Polyurethanes have found widespread use in recent years as liners for fuel tanks and other liquid chemical containers. These polymer materials provide effective, economical liquid barriers which are essential in maintaining the integrity of storage tanks. Over time, however, environmental factors, such as heat, ultraviolet light, or radiation exposure can cause degradation of the polyurethane material and, thus, a breach of the containment barrier.
Polymer degradation is often accompanied by a minor change in the material's color, as well as changes in many of its other physical characteristics. In cases of extreme degradation, the color change may be significant enough to be detected by visual inspection of the material. However, potentially dangerous degradation may occur long before the material exhibits a significant change in its visual characteristics. Moreover, certain materials, such as black polyurethane, may undergo shifts in color which are very difficult to detect by visual inspection or standard color measurement techniques.
For the reasons discussed above, it is apparent that there is a need for an effective inspection system for detecting the degradation of polymer-based materials which might not be apparent from a visual inspection of the material. The present invention overcomes the difficulties caused by standard color comparison techniques by providing an optical inspection system employing laser-induced fluorescence, as is discussed in greater detail below.
In order to understand the principles of operation of the present invention, it is important to understand the meaning of luminescence, as well as the historical evolution of the definition of luminescence. Historically, materials were said to exhibit characteristics of "luminescence" if they emitted photons after being irradiated with light having a wavelength in the range of approximately 1800 to 3700 Angstroms (ultraviolet). Prior art definitions of this phenomenon have included two categories: fluorescence and phosphorescence. A material was said to exhibit fluorescence if the luminescence ceased after termination of the irradiation. However, if the luminescence persisted after irradiation, the phenomena was termed phosphorescence.

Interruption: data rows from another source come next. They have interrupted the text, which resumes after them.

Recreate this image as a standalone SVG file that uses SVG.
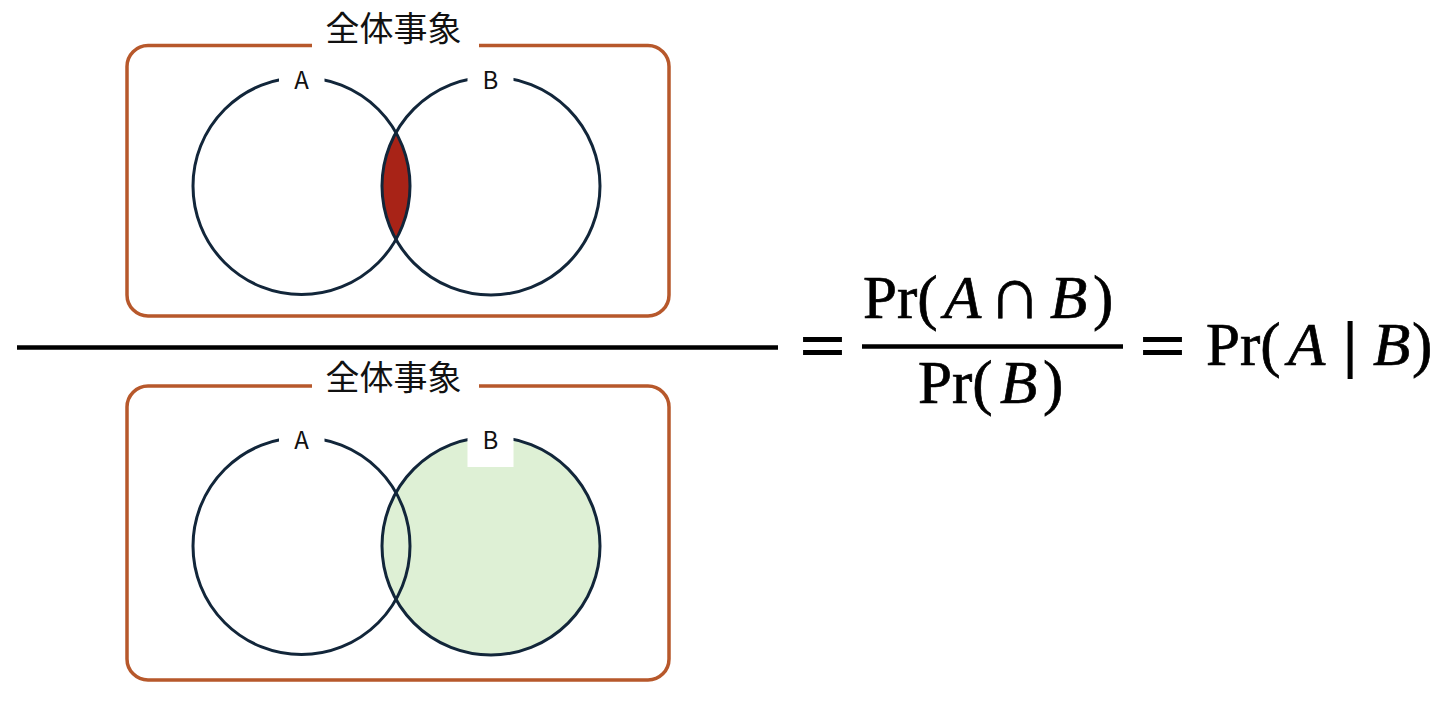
<svg xmlns="http://www.w3.org/2000/svg" width="1452" height="702" viewBox="0 0 1452 702">
  <style>
    .frame{fill:none;stroke:#B7582B;stroke-width:3.5}
    .ring{fill:none;stroke:#12263A;stroke-width:3}
    .mask{fill:#FFFFFF;stroke:none}
    .title{font-family:"Noto Sans CJK JP","Noto Sans",sans-serif;font-size:34px;fill:#111111;text-anchor:middle}
    .lbl{font-family:"Noto Sans CJK JP","Noto Sans",sans-serif;font-size:24px;fill:#111111;text-anchor:middle}
    .math{font-family:"Liberation Serif","DejaVu Serif",serif;font-size:61px;fill:#000000;stroke:#000000;stroke-width:0.7}
    .eq{font-family:"Liberation Serif","DejaVu Serif",serif;font-size:63px;fill:#000000;stroke:#000000;stroke-width:1.8;text-anchor:middle}
    .it{font-style:italic}
    .bar{stroke:#000000;stroke-width:4.5;fill:none}
  </style>
  <rect width="1452" height="702" fill="#FFFFFF"/>

  <g id="venn-intersection">
    <rect class="frame" x="127" y="45.5" width="542" height="270.5" rx="21" ry="21"/>
    <rect class="mask" x="312" y="28" width="167" height="30"/>
    <text class="title" x="393.5" y="41">全体事象</text>
    <path d="M396 132.6 A108.5 108.5 0 0 1 396 239.4 A109 109 0 0 1 396 132.6 Z" fill="#A82317"/>
    <circle class="ring" cx="301.5" cy="186" r="108.5"/>
    <circle class="ring" cx="491" cy="186" r="109"/>
    <rect class="mask" x="279" y="60" width="45.5" height="47"/>
    <rect class="mask" x="467.5" y="60" width="46" height="47"/>
    <text class="lbl" x="301.5" y="89">A</text>
    <text class="lbl" x="490.5" y="89">B</text>
  </g>

  <g id="venn-b">
    <rect class="frame" x="127" y="386" width="542" height="294" rx="21" ry="21"/>
    <rect class="mask" x="312" y="370" width="167" height="30"/>
    <text class="title" x="393.5" y="390">全体事象</text>
    <circle cx="491" cy="546" r="109" fill="#DEF0D5"/>
    <circle class="ring" cx="301.5" cy="546" r="108.5"/>
    <circle class="ring" cx="491" cy="546" r="109"/>
    <rect class="mask" x="279" y="420" width="45.5" height="47"/>
    <rect class="mask" x="467.5" y="420" width="46" height="47"/>
    <text class="lbl" x="301.5" y="449">A</text>
    <text class="lbl" x="490.5" y="449">B</text>
  </g>

  <g id="connectors">
    <line class="bar" x1="17" y1="347.5" x2="778" y2="347.5"/>
    <line class="bar" x1="862" y1="346.5" x2="1123" y2="346.5" stroke-width="4"/>
  </g>

  <g id="formula">
    <text class="eq" transform="translate(822.5 0) scale(1.25 1)" x="0" y="367">=</text>
    <text class="math" y="318"><tspan x="863">Pr(</tspan><tspan class="it" x="944">A</tspan><tspan x="1015" text-anchor="middle" font-size="74">∩</tspan><tspan class="it" x="1050">B</tspan><tspan x="1093">)</tspan></text>
    <text class="math" y="403"><tspan x="918">Pr(</tspan><tspan class="it" x="1000">B</tspan><tspan x="1043">)</tspan></text>
    <text class="eq" transform="translate(1162.5 0) scale(1.25 1)" x="0" y="367">=</text>
    <text class="math" y="365"><tspan x="1206">Pr(</tspan><tspan class="it" x="1288">A</tspan><tspan x="1350" text-anchor="middle" stroke-width="2">|</tspan><tspan class="it" x="1373">B</tspan><tspan x="1412">)</tspan></text>
  </g>
</svg>
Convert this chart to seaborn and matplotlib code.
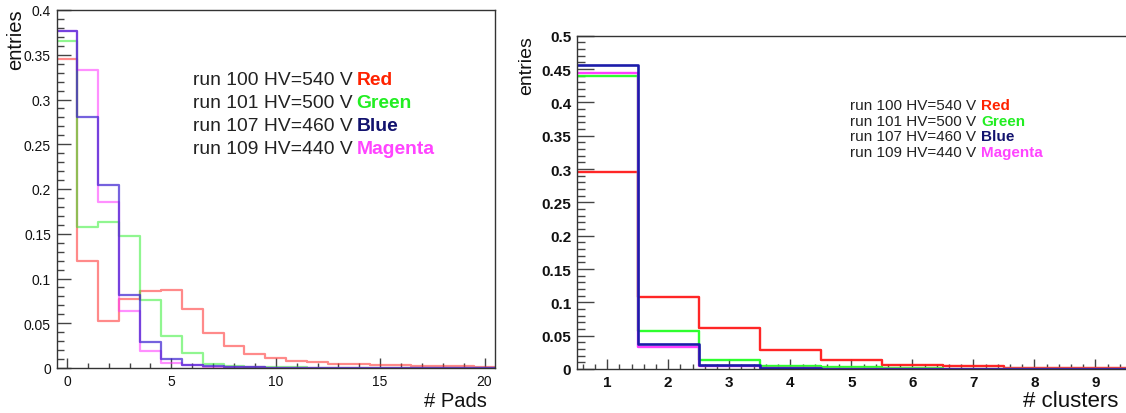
import numpy as np
import pandas as pd
import matplotlib
matplotlib.use("Agg")
import matplotlib.pyplot as plt
import matplotlib.text as mtext
import seaborn as sns
from matplotlib.ticker import MultipleLocator, FuncFormatter

# ---------------- data ----------------
run_labels = ["run 100 HV=540 V", "run 101 HV=500 V", "run 107 HV=460 V", "run 109 HV=440 V"]
color_words = ["Red", "Green", "Blue", "Magenta"]

# left panel: # Pads (bins centred on 0..20)
pads = list(range(0, 21))
pads_red = [0.345, 0.120, 0.052, 0.077, 0.086, 0.0875, 0.066, 0.0395, 0.025, 0.0155, 0.0112,
            0.0082, 0.0067, 0.0048, 0.0040, 0.0034, 0.0030, 0.0026, 0.0022, 0.0019, 0.0015]
pads_green = [0.365, 0.158, 0.163, 0.147, 0.076, 0.036, 0.017, 0.0045, 0.0026, 0.0015, 0.0010,
              0.0007, 0.0005, 0.0004, 0.0003, 0.0002, 0.0002, 0.0001, 0.0001, 0.0001, 0.0001]
pads_blue = [0.377, 0.280, 0.204, 0.082, 0.0287, 0.010, 0.0035, 0.002, 0.001, 0.0006, 0.0004,
             0.0003, 0.0002, 0.0001, 0.0001, 0.0001, 0.0, 0.0, 0.0, 0.0, 0.0]
pads_magenta = [0.376, 0.333, 0.186, 0.064, 0.0194, 0.0056, 0.003, 0.0015, 0.001, 0.0006, 0.0004,
                0.0003, 0.0002, 0.0001, 0.0001, 0.0, 0.0, 0.0, 0.0, 0.0, 0.0]

# right panel: # clusters (bins centred on 1..9)
clusters = list(range(1, 10))
cl_red = [0.295, 0.1085, 0.062, 0.0285, 0.0135, 0.0065, 0.004, 0.002, 0.001]
cl_green = [0.439, 0.057, 0.014, 0.005, 0.0025, 0.001, 0.0005, 0.0002, 0.0001]
cl_blue = [0.456, 0.037, 0.006, 0.002, 0.0005, 0.0002, 0.0001, 0.0, 0.0]
cl_magenta = [0.444, 0.033, 0.005, 0.0015, 0.0004, 0.0002, 0.0001, 0.0, 0.0]

# ---------------- style ----------------
sns.set_theme(style="white")
plt.rcParams['font.family'] = ['Liberation Sans', 'DejaVu Sans']

W, H = 1126, 414
fig = plt.figure(figsize=(W / 100, H / 100), dpi=100)

def px_axes(x0, y0, x1, y1):
    return fig.add_axes([x0 / W, 1 - y1 / H, (x1 - x0) / W, (y1 - y0) / H])

axL = px_axes(56.5, 11, 495, 369)
axR = px_axes(576.7, 36.7, 1126, 370)

def step(ax, centers, values, color, lw, alpha):
    df = pd.DataFrame({"x": np.asarray(centers, dtype=float),
                       "w": np.asarray(values, dtype=float)})
    edges = np.append(df["x"].to_numpy() - 0.5, df["x"].iloc[-1] + 0.5)
    sns.histplot(data=df, x="x", weights="w", bins=list(edges),
                 element="step", fill=False, color=color, linewidth=lw, alpha=alpha, ax=ax)

# left panel (faded colours)
step(axL, pads, pads_red, "#ff2a2a", 1.6, 0.55)
step(axL, pads, pads_green, "#22ee22", 1.6, 0.5)
step(axL, pads, pads_magenta, "#ff33ff", 1.6, 0.55)
step(axL, pads, pads_blue, "#3a20d0", 1.6, 0.7)

# right panel (full colours)
step(axR, clusters, cl_red, "#ff1a1a", 1.7, 0.95)
step(axR, clusters, cl_green, "#22ff22", 1.7, 0.95)
step(axR, clusters, cl_magenta, "#ff33ff", 1.7, 0.95)
step(axR, clusters, cl_blue, "#1c1caa", 1.9, 1.0)

fmt = FuncFormatter(lambda v, p: f"{v:g}")

# left axes formatting
axL.set_xlim(-0.5, 20.5)
axL.set_ylim(0, 0.4)
axL.xaxis.set_major_locator(MultipleLocator(5))
axL.xaxis.set_minor_locator(MultipleLocator(1))
axL.yaxis.set_major_locator(MultipleLocator(0.05))
axL.yaxis.set_minor_locator(MultipleLocator(0.01))
axL.yaxis.set_major_formatter(fmt)
axL.xaxis.set_major_formatter(fmt)
axL.tick_params(axis='y', which='major', direction='in', length=10, width=1, color='#444',
                labelsize=10, pad=4, left=True, right=False, labelcolor='#111')
axL.tick_params(axis='y', which='minor', direction='in', length=5, width=1, color='#444',
                left=True, right=False)
axL.tick_params(axis='x', which='major', direction='in', length=7.2, width=1, color='#444',
                labelsize=10, pad=4, bottom=True, top=False, labelcolor='#111')
axL.tick_params(axis='x', which='minor', direction='in', length=3.6, width=1, color='#444',
                bottom=True, top=False)
for s in axL.spines.values():
    s.set_visible(True)
    s.set_color('#333')
    s.set_linewidth(1.0)
axL.set_xlabel("")
axL.set_ylabel("")

# right axes formatting
axR.set_xlim(0.5, 9.5)
axR.set_ylim(0, 0.5)
axR.xaxis.set_major_locator(MultipleLocator(1))
axR.xaxis.set_minor_locator(MultipleLocator(0.2))
axR.yaxis.set_major_locator(MultipleLocator(0.05))
axR.yaxis.set_minor_locator(MultipleLocator(0.01))
axR.yaxis.set_major_formatter(fmt)
axR.xaxis.set_major_formatter(fmt)
axR.tick_params(axis='y', which='major', direction='in', length=12, width=1, color='#444',
                labelsize=11, pad=4, left=True, right=False, labelcolor='#111')
axR.tick_params(axis='y', which='minor', direction='in', length=5.5, width=1, color='#444',
                left=True, right=False)
axR.tick_params(axis='x', which='major', direction='in', length=7.2, width=1, color='#444',
                labelsize=11, pad=4, bottom=True, top=False, labelcolor='#111')
axR.tick_params(axis='x', which='minor', direction='in', length=3.6, width=1, color='#444',
                bottom=True, top=False)
for lab in axR.get_xticklabels() + axR.get_yticklabels():
    lab.set_fontweight('bold')
for name, s in axR.spines.items():
    s.set_visible(name != 'right')
    s.set_color('#333')
    s.set_linewidth(1.0)
axR.set_xlabel("")
axR.set_ylabel("")

# axis titles (ROOT style placement)
fig.text(15.5 / W, 1 - 40 / H, "entries", rotation=90, ha='center', va='center',
         fontsize=14.5, color='#111')
fig.text(487 / W, 1 - 402 / H, "# Pads", ha='right', va='center', fontsize=14.5, color='#111')
fig.text(527 / W, 1 - 66 / H, "entries", rotation=90, ha='center', va='center',
         fontsize=14, color='#111')
fig.text(1118 / W, 1 - 402 / H, "# clusters", ha='right', va='center', fontsize=16, color='#111')

# legends as text
word_colors = ["#ff2200", "#22ee22", "#12126e", "#ff44ff"]

def legend(x_px, baselines_px, size, gap):
    for lab, word, col, yb in zip(run_labels, color_words, word_colors, baselines_px):
        t = fig.text(x_px / W, 1 - yb / H, lab, ha='left', va='baseline',
                     fontsize=size, color='#222')
        fig.add_artist(mtext.Annotation(
            word, xy=(1, 0), xycoords=t, xytext=(gap, 0), textcoords='offset points',
            ha='left', va='bottom', fontsize=size, fontweight='bold', color=col))

legend(192.7, [85.3, 108.2, 131.2, 154.3], 13.9, 3.0)
legend(850.0, [110.0, 125.6, 141.0, 156.6], 11.0, 3.5)

fig.savefig("out.png", dpi=100)
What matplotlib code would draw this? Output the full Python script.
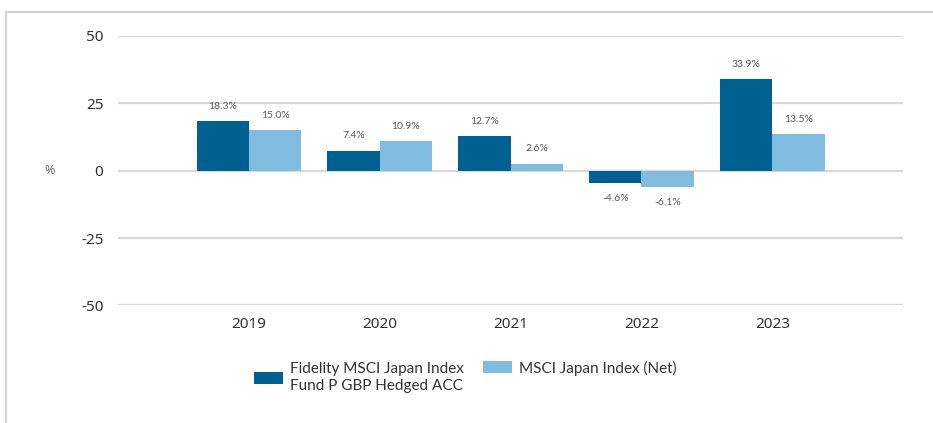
import matplotlib.pyplot as plt
import numpy as np
from matplotlib.lines import Line2D

plt.rcParams['axes.unicode_minus'] = False
plt.rcParams['font.family'] = ['Noto Sans', 'DejaVu Sans']

years = ['2019', '2020', '2021', '2022', '2023']
fund = [18.3, 7.4, 12.7, -4.6, 33.9]
index_net = [15.0, 10.9, 2.6, -6.1, 13.5]
fund_name = 'Fidelity MSCI Japan Index\nFund P GBP Hedged ACC'
index_name = 'MSCI Japan Index (Net)'

dark = '#00608f'
light = '#80bbe0'

fig = plt.figure(figsize=(9.33, 4.23), dpi=100)
ax = fig.add_axes([0.1265, 0.278, 0.8415, 0.637])

x = np.arange(len(years))
w = 0.4
b1 = ax.bar(x - w / 2, fund, w, color=dark, label=fund_name, zorder=3)
b2 = ax.bar(x + w / 2, index_net, w, color=light, label=index_name, zorder=3)

for bars, vals in ((b1, fund), (b2, index_net)):
    for bar, v in zip(bars, vals):
        off = 15 if v >= 0 else -15
        ax.annotate(f'{v:.1f}%', (bar.get_x() + bar.get_width() / 2, v),
                    xytext=(0, off), textcoords='offset pixels',
                    ha='center', va='center', fontsize=7.5, color='#5a5a5a',
                    family='Lato')

ax.set_xlim(-1, 5)
ax.set_ylim(-50, 50)
ax.set_yticks([-50, -25, 0, 25, 50])
ax.set_xticks(x)
ax.set_xticklabels(years)
ax.yaxis.grid(True, color='#d9d9d9', linewidth=1.6, zorder=0)
ax.set_axisbelow(True)
for s in ax.spines.values():
    s.set_visible(False)
ax.tick_params(axis='both', length=0, labelsize=11, colors='#333333')
ax.tick_params(axis='y', pad=10.5)
ax.tick_params(axis='x', pad=8)
ax.set_ylabel('%', rotation=0, fontsize=9, color='#666666', va='center')
ax.yaxis.set_label_coords(-0.087, 0.5)

leg_kw = dict(frameon=False, borderpad=0, borderaxespad=0, handlelength=1.9,
              handleheight=0.8, handletextpad=0.45, labelspacing=0.2,
              labelcolor='#333333', prop={'family': 'Lato', 'size': 11})
fig.legend(handles=[b1], loc='center left', bbox_to_anchor=(0.2722, 0.1076), **leg_kw)
fig.legend(handles=[b2], loc='center left', bbox_to_anchor=(0.5177, 0.130), **leg_kw)

# panel border
fig.add_artist(Line2D([0.0065, 1.0], [0.972, 0.972], color='#d4d4d4', lw=1.6))
fig.add_artist(Line2D([0.0065, 0.0065], [0.0, 0.972], color='#d4d4d4', lw=1.6))

plt.savefig('out.png', dpi=100)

The above-mentioned definitions evolved at a time when observations of the persistence of luminescence were made with the unaided eye. The development of sophisticated instruments capable of measuring the persistance of luminescence for very short time periods, e.g., nanoseconds, has led to a more precise definition of the above-mentioned terms and has changed the definition of luminescence for some materials. For example, it is now known that many materials which have been characterized in the literature as being fluorescent emit luminesence for as long as 1000 microseconds after termination of excitation. This luminescence offers significant information regarding the physical characteristics of the illuminated material and in the present invention can be used to detect deterioration of the material, as will be discussed in greater detail below.
It is well known that certain materials luminesce in the presence of ultraviolet or blue light and that the variation of the visible light luminescence can be used to determine certain features of the material. An example of an apparatus for using these phenomena to detect the presence of caries in human teeth is shown in U.S. Pat. Nos. 4,290,433 and 4,479,499 issued to Alfano. The luminescence in human teeth which is essential to the methods shown in these patents is dependent on the recognition of total visible luminescence. Further, the detection of the caries as shown therein relies on a visual recognition of differences in the color of the reradiated light from the teeth. While this luminescence technique is useful for detecting certain types of characteristics of materials, it is not suitable for an application such as that shown in the present invention because the technique is dependent on visual recognition of color differences in the luminescence of the material.
The invention method overcomes the shortcomings of previous optical inspection systems because it takes advantage of complex excitation-luminescence spectra of polyurethanes. Thus, two samples which both reflect approximately the same spectrum can have different fluorescence charactersitics which can be differentiated to distinguish between various grades of the material.